WRITTEN PROBLEM.
Below are the records; collect from them each line containing the string "chart".

---------- STORED DATA ----------

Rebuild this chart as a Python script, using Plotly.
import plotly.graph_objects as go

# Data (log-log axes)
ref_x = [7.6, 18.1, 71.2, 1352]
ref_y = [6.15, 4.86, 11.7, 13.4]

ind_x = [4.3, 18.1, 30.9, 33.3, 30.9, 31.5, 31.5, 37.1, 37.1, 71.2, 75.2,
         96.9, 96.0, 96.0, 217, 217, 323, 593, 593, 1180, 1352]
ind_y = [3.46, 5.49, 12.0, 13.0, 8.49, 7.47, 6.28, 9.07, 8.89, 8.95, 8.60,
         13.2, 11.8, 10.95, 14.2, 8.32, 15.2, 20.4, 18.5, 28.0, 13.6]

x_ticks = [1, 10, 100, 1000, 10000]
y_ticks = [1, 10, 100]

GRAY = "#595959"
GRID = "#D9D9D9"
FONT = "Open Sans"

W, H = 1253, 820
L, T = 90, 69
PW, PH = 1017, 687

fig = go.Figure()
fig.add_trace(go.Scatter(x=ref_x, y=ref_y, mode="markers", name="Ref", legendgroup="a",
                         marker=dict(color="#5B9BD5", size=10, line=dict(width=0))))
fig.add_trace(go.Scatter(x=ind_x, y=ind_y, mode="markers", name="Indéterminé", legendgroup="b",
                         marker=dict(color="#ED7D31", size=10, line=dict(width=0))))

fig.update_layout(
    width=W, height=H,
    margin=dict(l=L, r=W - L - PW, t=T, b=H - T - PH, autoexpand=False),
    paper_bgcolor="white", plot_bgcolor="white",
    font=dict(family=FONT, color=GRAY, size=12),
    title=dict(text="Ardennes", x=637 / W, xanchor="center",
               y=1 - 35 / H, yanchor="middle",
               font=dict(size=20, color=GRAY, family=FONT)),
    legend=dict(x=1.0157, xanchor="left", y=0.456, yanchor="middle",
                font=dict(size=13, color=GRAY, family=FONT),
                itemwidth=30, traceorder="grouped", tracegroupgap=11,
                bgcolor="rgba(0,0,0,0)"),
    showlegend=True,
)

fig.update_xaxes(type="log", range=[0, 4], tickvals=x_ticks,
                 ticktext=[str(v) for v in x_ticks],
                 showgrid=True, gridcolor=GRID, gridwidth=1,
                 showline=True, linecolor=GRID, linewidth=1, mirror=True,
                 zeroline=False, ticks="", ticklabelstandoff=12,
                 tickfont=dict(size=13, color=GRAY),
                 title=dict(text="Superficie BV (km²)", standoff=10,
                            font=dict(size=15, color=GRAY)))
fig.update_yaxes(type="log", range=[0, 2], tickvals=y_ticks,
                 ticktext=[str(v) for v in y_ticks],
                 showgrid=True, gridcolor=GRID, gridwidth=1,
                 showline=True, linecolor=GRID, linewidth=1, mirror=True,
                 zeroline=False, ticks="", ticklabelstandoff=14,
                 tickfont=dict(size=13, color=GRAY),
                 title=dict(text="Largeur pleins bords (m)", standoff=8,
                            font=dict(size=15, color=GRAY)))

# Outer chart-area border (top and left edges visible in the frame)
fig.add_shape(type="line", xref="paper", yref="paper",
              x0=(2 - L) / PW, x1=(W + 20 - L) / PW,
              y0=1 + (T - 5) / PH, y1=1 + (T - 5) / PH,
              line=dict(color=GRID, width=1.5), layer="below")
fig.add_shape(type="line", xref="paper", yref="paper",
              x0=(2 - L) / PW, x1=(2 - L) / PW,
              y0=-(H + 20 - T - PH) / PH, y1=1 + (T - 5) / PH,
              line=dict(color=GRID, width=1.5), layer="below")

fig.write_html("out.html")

----------
---------- STORED DATA ----------

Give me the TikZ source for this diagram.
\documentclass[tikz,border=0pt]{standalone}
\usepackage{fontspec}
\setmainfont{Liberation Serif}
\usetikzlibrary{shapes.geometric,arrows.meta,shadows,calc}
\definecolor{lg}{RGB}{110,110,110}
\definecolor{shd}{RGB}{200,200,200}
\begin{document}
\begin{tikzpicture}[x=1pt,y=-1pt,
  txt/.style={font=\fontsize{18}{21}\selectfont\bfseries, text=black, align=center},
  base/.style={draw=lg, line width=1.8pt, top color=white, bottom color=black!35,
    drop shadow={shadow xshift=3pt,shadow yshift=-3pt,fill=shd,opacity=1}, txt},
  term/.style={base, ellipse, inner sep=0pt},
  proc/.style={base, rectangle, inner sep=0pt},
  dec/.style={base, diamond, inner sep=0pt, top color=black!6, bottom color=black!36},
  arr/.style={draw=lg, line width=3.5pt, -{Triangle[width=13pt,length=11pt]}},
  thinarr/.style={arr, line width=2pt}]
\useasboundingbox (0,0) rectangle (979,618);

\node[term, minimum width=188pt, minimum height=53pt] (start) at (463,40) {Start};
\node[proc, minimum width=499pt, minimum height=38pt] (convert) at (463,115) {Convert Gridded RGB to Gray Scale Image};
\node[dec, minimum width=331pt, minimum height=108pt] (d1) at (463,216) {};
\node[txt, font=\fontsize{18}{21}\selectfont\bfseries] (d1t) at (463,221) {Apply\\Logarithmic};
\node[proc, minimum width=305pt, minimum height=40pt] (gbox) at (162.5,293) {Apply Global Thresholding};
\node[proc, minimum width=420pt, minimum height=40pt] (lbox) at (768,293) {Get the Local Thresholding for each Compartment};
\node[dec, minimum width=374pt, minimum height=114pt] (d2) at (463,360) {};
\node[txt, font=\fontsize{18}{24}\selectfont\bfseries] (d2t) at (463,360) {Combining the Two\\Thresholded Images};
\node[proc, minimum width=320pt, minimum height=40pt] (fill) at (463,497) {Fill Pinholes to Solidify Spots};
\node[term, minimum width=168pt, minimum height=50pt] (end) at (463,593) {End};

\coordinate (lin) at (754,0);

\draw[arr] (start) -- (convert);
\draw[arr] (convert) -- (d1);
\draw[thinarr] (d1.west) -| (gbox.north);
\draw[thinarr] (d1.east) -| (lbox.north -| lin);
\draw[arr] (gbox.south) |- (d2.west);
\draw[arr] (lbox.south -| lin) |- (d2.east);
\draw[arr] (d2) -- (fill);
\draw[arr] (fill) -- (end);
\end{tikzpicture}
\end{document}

----------
---------- STORED DATA ----------

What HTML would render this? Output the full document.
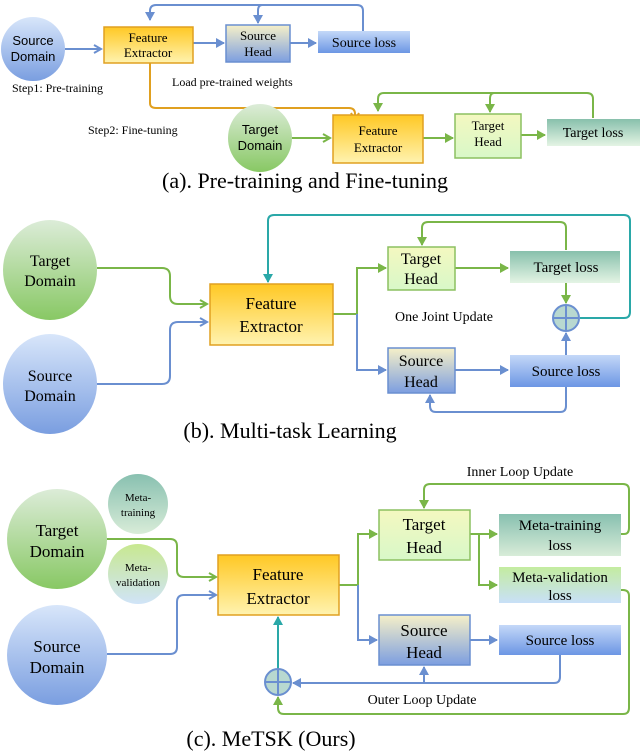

----------

EXPECTED ANSWER.
Rebuild this chart as a Python script, using Plotly.
# Outer chart-area border (top and left edges visible in the frame)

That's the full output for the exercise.